De manière plus ponctuelle, nous sommes également prêts à explorer celles hors d’Europe, notamment quand elles offrent des synergies élevées avec nos plateformes technologiques. Du fait de l’acquisition d’Ingenico, nous avons désormais une présence mondiale, et notre récente opération en Australie, à savoir l’acquisition de 51 % des activités de services aux marchands de la banque ANZ, est un bon exemple de ce nouvel axe de développement. Ce type de partenariat bancaire, à l’instar de notre alliance avec les caisses d’épargne allemandes (Payone), est un modèle gagnant pour les banques, qui voient désormais tout l’intérêt de s’associer à un expert du secteur et de s’appuyer sur ses technologies, sa vitesse d'exécution, ou encore ses économies d'échelle.

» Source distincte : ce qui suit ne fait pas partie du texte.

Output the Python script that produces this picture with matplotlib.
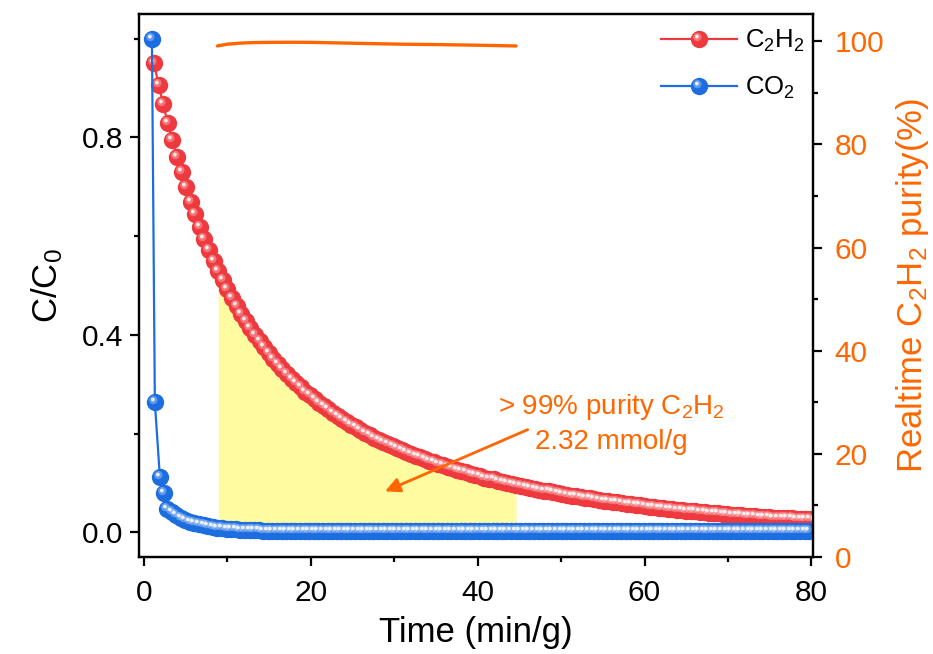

"La consolidation est plus que jamais au cœur de la stratégie de Worldline"

Enfin, l’augmentation de nos capacités dans l’e-commerce est aussi un thème que nous souhaitons explorer à un moment où la digitalisation du commerce s’accélère. Les opportunités de croissance sont nombreuses, et nous avons les moyens financiers ainsi que la génération de cash flows nécessaires pour accomplir nos ambitions.

Quels sont les projets du groupe pour 2021 ?

Ils sont nombreux, à commencer par la revue stratégique sur les terminaux. D’un point de vue plus global, nous poursuivons l’accélération de la digitalisation de nos économies, ce qui aura un impact important sur nos activités et sur l’agenda de R&D du groupe. Cette crise met le monde à l'épreuve, mais sert aussi de catalyseur favorable à la progression du paiement digital.

Nous avons également vocation à continuer de jouer un rôle moteur en Europe, non seulement comme leader de la consolidation, mais aussi en participant à la construction d’une Europe des paiements. Nous le faisons aux côtés des grandes banques européennes au travers d’EPI [l'European Payments Initiative, Ndlr], que nous avons rejoint récemment. Nous le faisons aussi au travers d’une alliance avec de grands acteurs européens du paiement digital, EDPIA, qui organise notre dialogue avec les institutions européennes à savoir la Commission européenne et la BCE.

Enfin, nos ambitions de croissance externe sont fortes, comme je l’ai précisé. Worldline est un acteur qui continue d’avancer, et nous avons l’ambition, les talents et les capacités technologiques pour écrire de très belles nouvelles pages dans l’histoire du groupe.